Umsetzung der zweiten EU-Aktionärsrechterichtlinie - Stärkung der Aktionärsrechte in Bezug auf die Vergütungspolitik der Vorstände

Bis zum 10. Juli 2019 soll die zweite EU-Aktionärsrichtlinie, die unter anderem die Stärkung der Mitwirkungsrechte der Aktionäre bei der Vergütungspolitik von Vorständen börsennotierter Aktiengesellschaften vorsieht, in deutsches Recht umgesetzt werden. Der Referentenentwurf zum Gesetz zur Umsetzung der Richtlinie (ARUG II) des BMJV sieht hierbei auch die Einführung eines neuen § 87a AktG und eines neuen § 120a AktG vor.

Änderungen des AktG 

Künftig sind Aufsichtsräte börsennotierter Aktiengesellschaften dazu verpflichtet, umfassende Angaben über alle Vergütungsbestandteile der Vergütungen von ihren Vorständen gegenüber den Aktionären zu tätigen, sodass diese gemäß § 120a AktG n.F. zwingend über die Billigung des Vergütungssystems im Rahmen der Hauptversammlung durch Beschluss (dem sogenannten „Votum zum Vergütungssystem“) entscheiden müssen. Der diesbezügliche Hauptversammlungsbeschluss der Aktionäre, also das Votum zum Vergütungssystem, ist für den Aufsichtsrat nicht verbindlich, auch scheidet eine Anfechtung des diesbezüglichen Beschlusses aus, weil durch einen ablehnenden Beschluss lediglich die Missbilligung der Vergütungspolitik zum Ausdruck gebracht werden kann. Nichtsdestotrotz werden künftig damit die Vergütungspolitik sowie die einzelnen Vergütungsbestandteile von Vorstandsvergütungen in den Fokus der Aktionäre rücken und sozusagen „hauptversammlungspublik“. Dies könnte zur Folge haben, dass börsennotierte Aktiengesellschaften künftig stärker auf die Ausgestaltung und die Rechtfertigung der Vergütungssysteme für ihre Vorstände achten, um Unmut bei ihren Aktionären zu verhindern. 

 

Angaben zu Vergütungsbestandteilen, insb. „Clawback“-Klauseln“

In § 87a Abs. 1 AktG n.F. sind die erforderlichen Angaben über das Vergütungssystem für Vorstände numerisch aufgelistet. Unter anderem haben Aufsichtsräte künftig auch über die Möglichkeiten der Gesellschaft, bereits ausgezahlte variable Vergütungsbestandteile im Nachhinein wieder zurückzufordern (sog. „Clawback“-Klauseln), zu berichten.
 
Eine „Clawback“-Klausel regelt die Verpflichtung einer Gesellschaft bereits ausgezahlte variable Vergütung auf Grund vertraglicher Vereinbarung nachträglich unter gewissen Voraussetzungen zurückzufordern. Es handelt sich damit um einen aufschiebend bedingten, vertraglichen Zahlungsanspruch der Gesellschaft gegenüber dem Vorstandsmitglied, unabhängig von einem etwaigen gesetzlichen Schadensersatzanspruch nach § 93 Abs. 2 AktG.

Mögliche Praxisfolgen

„Clawback“-Klauseln sind in Deutschland noch nicht allzu sehr verbreitet, aufgrund der Änderungen des AktG ist künftig jedoch mit einer stärkeren Tendenz zur Einführung solcher Klauseln zu rechnen.

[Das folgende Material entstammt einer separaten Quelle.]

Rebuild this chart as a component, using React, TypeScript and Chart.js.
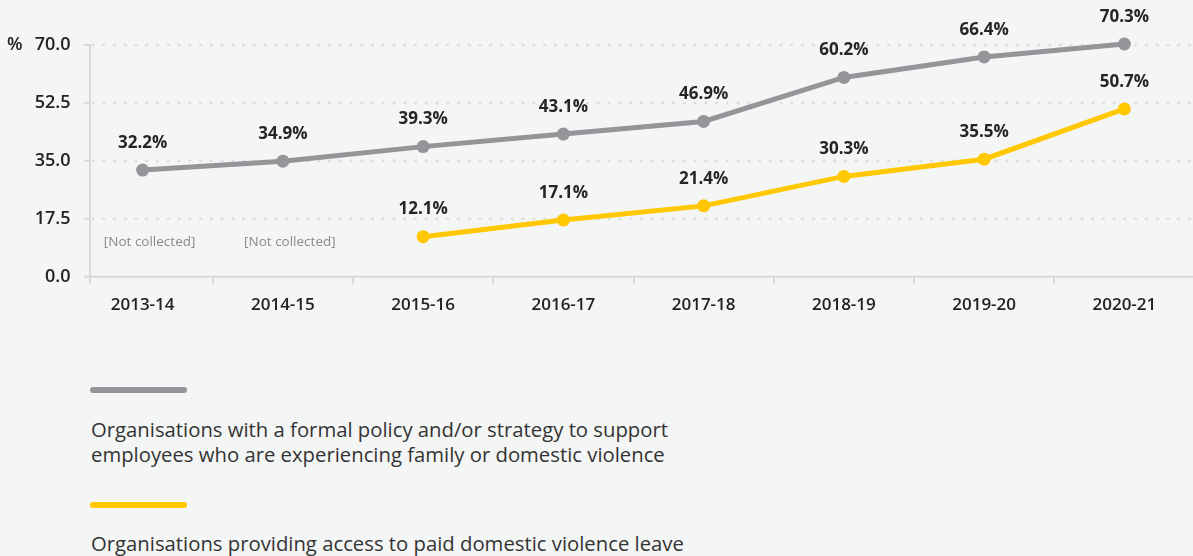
import React, { useEffect, useRef } from 'react';
import { Chart, registerables } from 'chart.js';

Chart.register(...registerables);

const categories = ['2013-14', '2014-15', '2015-16', '2016-17', '2017-18', '2018-19', '2019-20', '2020-21'];
const policyValues = [32.2, 34.9, 39.3, 43.1, 46.9, 60.2, 66.4, 70.3];
const leaveValues = [null, null, 12.1, 17.1, 21.4, 30.3, 35.5, 50.7];
const yTickValues = [0, 17.5, 35, 52.5, 70];
const notCollectedIndexes = [0, 1];
const notCollectedValue = 10.4;
const notCollectedText = '[Not collected]';
const seriesNames = [
  'Organisations with a formal policy and/or strategy to support employees who are experiencing family or domestic violence',
  'Organisations providing access to paid domestic violence leave',
];
const seriesColors = ['#939598', '#ffc800'];

const FONT = '"Open Sans", sans-serif';
const CANVAS_W = 1201;
const CANVAS_H = 330;
const AXIS_X = 90;

const decorPlugin = {
  id: 'decor',
  beforeDatasetsDraw(chart: any) {
    const { ctx } = chart;
    const y = chart.scales.y;
    const x = chart.scales.x;
    ctx.save();
    // dotted grid lines
    ctx.fillStyle = '#dcdddd';
    yTickValues.forEach((v) => {
      if (v === 0) return;
      const py = y.getPixelForValue(v);
      for (let px = 93; px < chart.width; px += 10.75) {
        ctx.beginPath();
        ctx.arc(px, py, 1.5, 0, Math.PI * 2);
        ctx.fill();
      }
    });
    // axes
    ctx.strokeStyle = '#d9d9d9';
    ctx.lineWidth = 2;
    const bottom = y.getPixelForValue(0);
    const top = y.getPixelForValue(yTickValues[yTickValues.length - 1]);
    ctx.beginPath();
    ctx.moveTo(AXIS_X, top - 1);
    ctx.lineTo(AXIS_X, bottom + 7);
    ctx.stroke();
    ctx.beginPath();
    ctx.moveTo(84, bottom);
    ctx.lineTo(chart.width, bottom);
    ctx.stroke();
    yTickValues.forEach((v) => {
      const py = y.getPixelForValue(v);
      ctx.beginPath();
      ctx.moveTo(84, py);
      ctx.lineTo(AXIS_X, py);
      ctx.stroke();
    });
    // percent unit sign
    ctx.fillStyle = '#222';
    ctx.font = `600 18px ${FONT}`;
    ctx.textAlign = 'left';
    ctx.textBaseline = 'middle';
    ctx.fillText('%', 7, top);
    // not collected notes
    ctx.fillStyle = '#8a8a8a';
    ctx.font = `13.5px ${FONT}`;
    ctx.textAlign = 'center';
    notCollectedIndexes.forEach((i) => {
      ctx.fillText(notCollectedText, x.getPixelForValue(i) + 7, y.getPixelForValue(notCollectedValue));
    });
    ctx.restore();
  },
  afterDatasetsDraw(chart: any) {
    const { ctx } = chart;
    ctx.save();
    ctx.fillStyle = '#252525';
    ctx.font = `700 17px ${FONT}`;
    ctx.textAlign = 'center';
    ctx.textBaseline = 'middle';
    chart.data.datasets.forEach((ds: any, di: number) => {
      const meta = chart.getDatasetMeta(di);
      meta.data.forEach((pt: any, i: number) => {
        const v = ds.data[i];
        if (v === null || v === undefined) return;
        ctx.fillText(`${v.toFixed(1)}%`, pt.x, pt.y - 27);
      });
    });
    ctx.restore();
  },
};

export default function App() {
  const ref = useRef<HTMLCanvasElement>(null);
  useEffect(() => {
    if (!ref.current) return;
    const chart = new Chart(ref.current, {
      type: 'line',
      data: {
        labels: categories,
        datasets: [
          {
            label: seriesNames[0],
            data: policyValues,
            borderColor: seriesColors[0],
            backgroundColor: seriesColors[0],
            pointBackgroundColor: seriesColors[0],
            pointBorderWidth: 0,
            pointRadius: 6.5,
            borderWidth: 5,
            tension: 0,
            clip: false,
          } as any,
          {
            label: seriesNames[1],
            data: leaveValues,
            borderColor: seriesColors[1],
            backgroundColor: seriesColors[1],
            pointBackgroundColor: seriesColors[1],
            pointBorderWidth: 0,
            pointRadius: 6.5,
            borderWidth: 5,
            tension: 0,
            spanGaps: false,
            clip: false,
          } as any,
        ],
      },
      options: {
        responsive: false,
        animation: false,
        layout: { padding: { top: 45, left: 0, right: 0, bottom: 0 } },
        plugins: { legend: { display: false }, tooltip: { enabled: false } },
        scales: {
          x: {
            type: 'category',
            offset: true,
            border: { display: false },
            grid: {
              display: true,
              offset: true,
              drawOnChartArea: false,
              drawTicks: true,
              tickLength: 7,
              lineWidth: 2,
              color: (c: any) => (c.index === 0 ? 'rgba(0,0,0,0)' : '#d9d9d9'),
            },
            ticks: {
              autoSkip: false,
              maxRotation: 0,
              padding: 11,
              color: '#222',
              font: { family: FONT, size: 17, weight: '600' },
            },
            afterFit: (s: any) => {
              s.height = CANVAS_H - 276.7;
            },
          },
          y: {
            min: 0,
            max: 70,
            border: { display: false },
            grid: { display: false, drawTicks: false },
            ticks: {
              padding: 2,
              color: '#222',
              font: { family: FONT, size: 18, weight: '600' },
              callback: (v: any) => Number(v).toFixed(1),
            },
            afterBuildTicks: (s: any) => {
              s.ticks = yTickValues.map((v) => ({ value: v }));
            },
            afterFit: (s: any) => {
              s.width = 72.5;
            },
          },
        },
      } as any,
      plugins: [decorPlugin],
    });
    return () => chart.destroy();
  }, []);

  const textStyle: React.CSSProperties = {
    position: 'absolute',
    left: 91,
    width: 620,
    fontFamily: FONT,
    fontSize: 20.3,
    lineHeight: '24.5px',
    color: '#333',
  };
  const barStyle = (color: string, top: number): React.CSSProperties => ({
    position: 'absolute',
    left: 90,
    top,
    width: 97,
    height: 6,
    borderRadius: 3,
    background: color,
  });

  return (
    <div
      style={{
        position: 'fixed',
        left: 0,
        top: 0,
        width: 1193,
        height: 556,
        overflow: 'hidden',
        background: '#f4f5f5',
      }}
    >
      <canvas
        ref={ref}
        width={CANVAS_W}
        height={CANVAS_H}
        style={{ position: 'absolute', left: 0, top: 0, width: CANVAS_W, height: CANVAS_H }}
      />
      <div style={barStyle(seriesColors[0], 387)} />
      <div style={{ ...textStyle, top: 417 }}>{seriesNames[0]}</div>
      <div style={barStyle(seriesColors[1], 502)} />
      <div style={{ ...textStyle, top: 531 }}>{seriesNames[1]}</div>
    </div>
  );
}
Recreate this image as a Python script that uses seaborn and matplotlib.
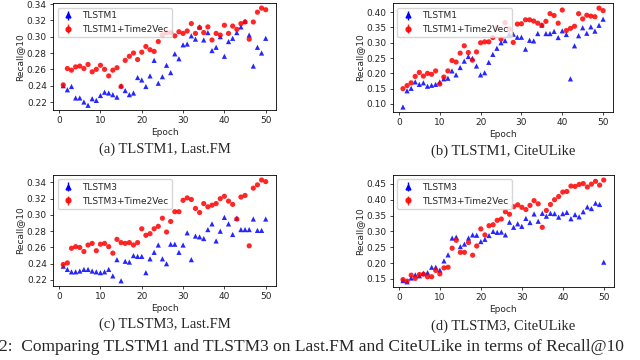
import numpy as np
import pandas as pd
import matplotlib
matplotlib.use("Agg")
import matplotlib.pyplot as plt
from matplotlib.ticker import MultipleLocator, FormatStrFormatter
import seaborn as sns

epochs = list(range(1, 51))

# (a) TLSTM1, Last.FM
a_base = [0.240, 0.235, 0.239, 0.225, 0.225, 0.220, 0.216, 0.224, 0.222, 0.228,
          0.232, 0.231, 0.229, 0.226, 0.240, 0.234, 0.229, 0.231, 0.250, 0.247,
          0.239, 0.252, 0.271, 0.243, 0.251, 0.265, 0.256, 0.279, 0.273, 0.290,
          0.291, 0.301, 0.297, 0.312, 0.296, 0.305, 0.283, 0.287, 0.300, 0.276,
          0.294, 0.298, 0.305, 0.312, 0.319, 0.302, 0.264, 0.287, 0.280, 0.298]
a_t2v = [0.241, 0.261, 0.259, 0.263, 0.264, 0.261, 0.266, 0.257, 0.260, 0.265,
         0.260, 0.252, 0.259, 0.262, 0.239, 0.271, 0.276, 0.280, 0.272, 0.281,
         0.288, 0.284, 0.282, 0.294, 0.302, 0.305, 0.305, 0.301, 0.306, 0.304,
         0.307, 0.316, 0.304, 0.311, 0.305, 0.312, 0.296, 0.304, 0.302, 0.314,
         0.304, 0.313, 0.309, 0.316, 0.318, 0.297, 0.318, 0.330, 0.335, 0.333]

# (b) TLSTM1, CiteULike
b_base = [0.090, 0.143, 0.151, 0.172, 0.164, 0.169, 0.158, 0.161, 0.164, 0.172,
          0.182, 0.184, 0.208, 0.195, 0.219, 0.240, 0.255, 0.249, 0.224, 0.195,
          0.202, 0.236, 0.262, 0.282, 0.300, 0.307, 0.328, 0.328, 0.318, 0.318,
          0.279, 0.308, 0.306, 0.330, 0.358, 0.330, 0.330, 0.337, 0.317, 0.339,
          0.327, 0.182, 0.290, 0.323, 0.349, 0.331, 0.352, 0.338, 0.357, 0.377]
b_t2v = [0.150, 0.160, 0.169, 0.190, 0.203, 0.191, 0.200, 0.197, 0.208, 0.165,
         0.188, 0.208, 0.242, 0.237, 0.266, 0.290, 0.268, 0.243, 0.270, 0.300,
         0.303, 0.303, 0.317, 0.348, 0.312, 0.366, 0.345, 0.301, 0.361, 0.362,
         0.375, 0.375, 0.371, 0.364, 0.357, 0.370, 0.395, 0.389, 0.364, 0.407,
         0.340, 0.347, 0.354, 0.395, 0.378, 0.390, 0.387, 0.385, 0.413, 0.405]

# (c) TLSTM3, Last.FM
c_base = [0.237, 0.233, 0.230, 0.230, 0.231, 0.233, 0.233, 0.231, 0.230, 0.229,
          0.230, 0.233, 0.225, 0.245, 0.219, 0.243, 0.242, 0.250, 0.249, 0.249,
          0.229, 0.246, 0.254, 0.263, 0.246, 0.240, 0.264, 0.264, 0.254, 0.263,
          0.278, 0.245, 0.274, 0.273, 0.271, 0.282, 0.289, 0.268, 0.280, 0.297,
          0.289, 0.276, 0.296, 0.282, 0.282, 0.282, 0.295, 0.281, 0.281, 0.295]
c_t2v = [0.239, 0.241, 0.259, 0.261, 0.260, 0.255, 0.263, 0.265, 0.256, 0.264,
         0.265, 0.261, 0.253, 0.270, 0.266, 0.265, 0.266, 0.263, 0.266, 0.283,
         0.275, 0.277, 0.283, 0.286, 0.296, 0.279, 0.292, 0.304, 0.304, 0.318,
         0.321, 0.319, 0.308, 0.303, 0.314, 0.310, 0.312, 0.314, 0.320, 0.323,
         0.317, 0.313, 0.295, 0.322, 0.324, 0.262, 0.333, 0.337, 0.343, 0.341]

# (d) TLSTM3, CiteULike
d_base = [0.145, 0.141, 0.153, 0.163, 0.160, 0.168, 0.170, 0.187, 0.187, 0.178,
          0.207, 0.226, 0.279, 0.282, 0.252, 0.260, 0.279, 0.289, 0.288, 0.268,
          0.275, 0.287, 0.300, 0.297, 0.298, 0.289, 0.329, 0.313, 0.324, 0.316,
          0.341, 0.328, 0.355, 0.332, 0.357, 0.348, 0.357, 0.356, 0.345, 0.356,
          0.360, 0.340, 0.353, 0.346, 0.362, 0.377, 0.372, 0.389, 0.385, 0.203]
d_t2v = [0.148, 0.143, 0.162, 0.152, 0.164, 0.165, 0.157, 0.157, 0.177, 0.166,
         0.185, 0.187, 0.247, 0.272, 0.234, 0.234, 0.265, 0.225, 0.254, 0.308,
         0.289, 0.318, 0.321, 0.335, 0.339, 0.362, 0.354, 0.378, 0.384, 0.376,
         0.369, 0.382, 0.397, 0.387, 0.313, 0.366, 0.385, 0.400, 0.410, 0.424,
         0.426, 0.443, 0.442, 0.448, 0.451, 0.440, 0.449, 0.458, 0.446, 0.462]

# model, series, caption, axes rect, y tick step
panels = [
    ("TLSTM1", a_base, a_t2v, "(a) TLSTM1, Last.FM", [0.083, 0.694, 0.348, 0.297], 0.02),
    ("TLSTM1", b_base, b_t2v, "(b) TLSTM1, CiteULike", [0.614, 0.689, 0.344, 0.302], 0.05),
    ("TLSTM3", c_base, c_t2v, "(c) TLSTM3, Last.FM", [0.083, 0.206, 0.348, 0.308], 0.02),
    ("TLSTM3", d_base, d_t2v, "(d) TLSTM3, CiteULike", [0.614, 0.203, 0.345, 0.311], 0.05),
]

sns.set_style("ticks")
plt.rcParams["font.family"] = ["DejaVu Sans"]

fig = plt.figure(figsize=(6.4, 3.6), dpi=100)

for model, base, t2v, caption, rect, ystep in panels:
    ax = fig.add_axes(rect)
    name2 = model + "+Time2Vec"
    df = pd.DataFrame({
        "Epoch": epochs * 2,
        "Recall@10": base + t2v,
        "model": [model] * len(base) + [name2] * len(t2v),
    })
    sns.scatterplot(data=df, x="Epoch", y="Recall@10", hue="model", style="model",
                    palette={model: "blue", name2: "red"},
                    markers={model: "^", name2: "o"},
                    s=14, linewidth=0, alpha=0.85, ax=ax, legend=False)
    h1 = ax.errorbar([], [], yerr=[], fmt="^", color="blue", ms=3.5, elinewidth=1)
    h2 = ax.errorbar([], [], yerr=[], fmt="o", color="red", ms=3.5, elinewidth=1, alpha=0.85)
    ax.legend([h1, h2], [model, name2], loc="upper left", fontsize=6.5,
              frameon=True, handlelength=1.5, borderpad=0.4, labelspacing=0.5)
    ax.set_xticks([0, 10, 20, 30, 40, 50])
    ax.yaxis.set_major_locator(MultipleLocator(ystep))
    ax.yaxis.set_major_formatter(FormatStrFormatter("%.2f"))
    ax.tick_params(labelsize=6.5, length=2.5, width=0.6, pad=2)
    ax.set_xlabel("Epoch", fontsize=6.5, labelpad=2)
    ax.set_ylabel("Recall@10", fontsize=6.5, labelpad=2)
    for sp in ax.spines.values():
        sp.set_linewidth(0.6)
        sp.set_color("black")
    cx = rect[0] + rect[2] / 2
    fig.text(cx, rect[1] - 0.108, caption, ha="center", va="center",
             fontsize=10.5, family="Liberation Serif")

fig.text(-0.002, 0.036, "2:  Comparing TLSTM1 and TLSTM3 on Last.FM and CiteULike in terms of Recall@10",
         ha="left", va="center", fontsize=12.5, family="Liberation Serif")

fig.savefig("out.png", dpi=100)
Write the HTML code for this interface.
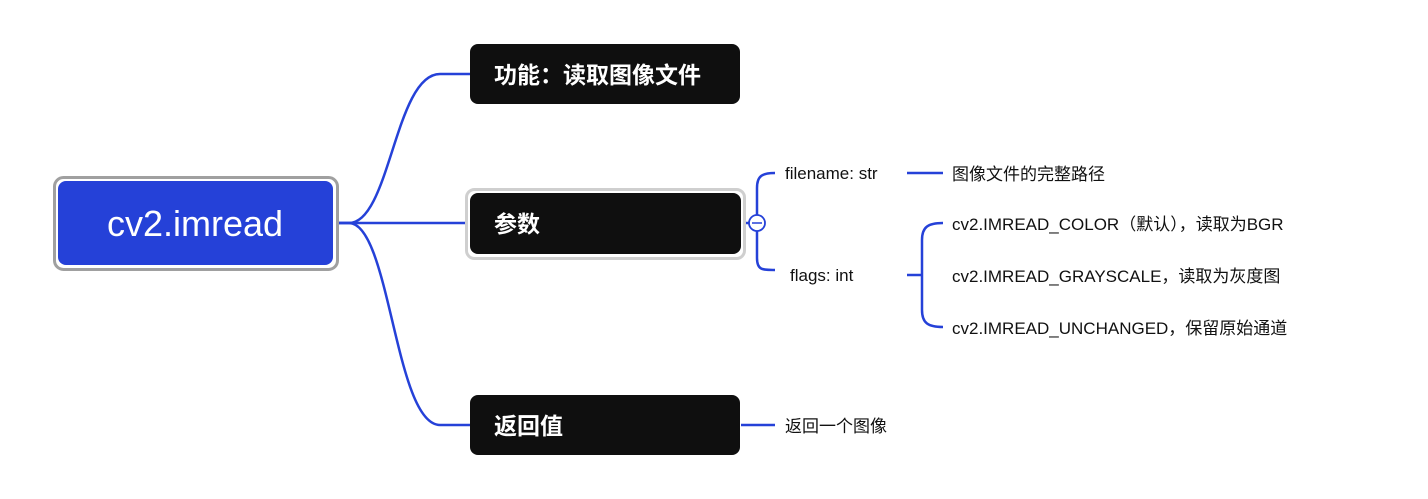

Es gibt verschiedene Anknüpfungspunkte, die für die Rückforderung der variablen Vergütung in Betracht gezogen werden können. Es kann beispielsweise an das Fehlverhalten des Vorstandsmitglieds oder aber auch an außerhalb des Einflussbereiches des Vorstandsmitglieds liegende Gründe, wie die nachträgliche Verschlechterung der Lage der Gesellschaft, angeknüpft werden. Beispielsweise in Fällen, wie denen des „Diesel-Skandals“, könnten künftig auch Vorstände stärker in die Verantwortung genommen werden, indem in vergleichbaren Fällen, Gesellschaften Teile der variablen Vergütung wieder zurückfordern könnten, unabhängig von einem Verschulden des jeweiligen Vorstandsmitglieds. Damit besteht ein weiter Gestaltungsspielraum für derartige Klauseln.
  
Vor diesem Hintergrund stellt sich ebenfalls die Frage, wie derartige Klauseln bei der stets zunehmenden Einführung variabler aktienbasierter Vergütungssysteme, wie beispielsweise Stock Options, ausgestaltet werden können.

Es bleibt abzuwarten, wie sich letztlich die Änderungen des AktG auf die Einführung von “Clawback“-Klauseln auswirken werden.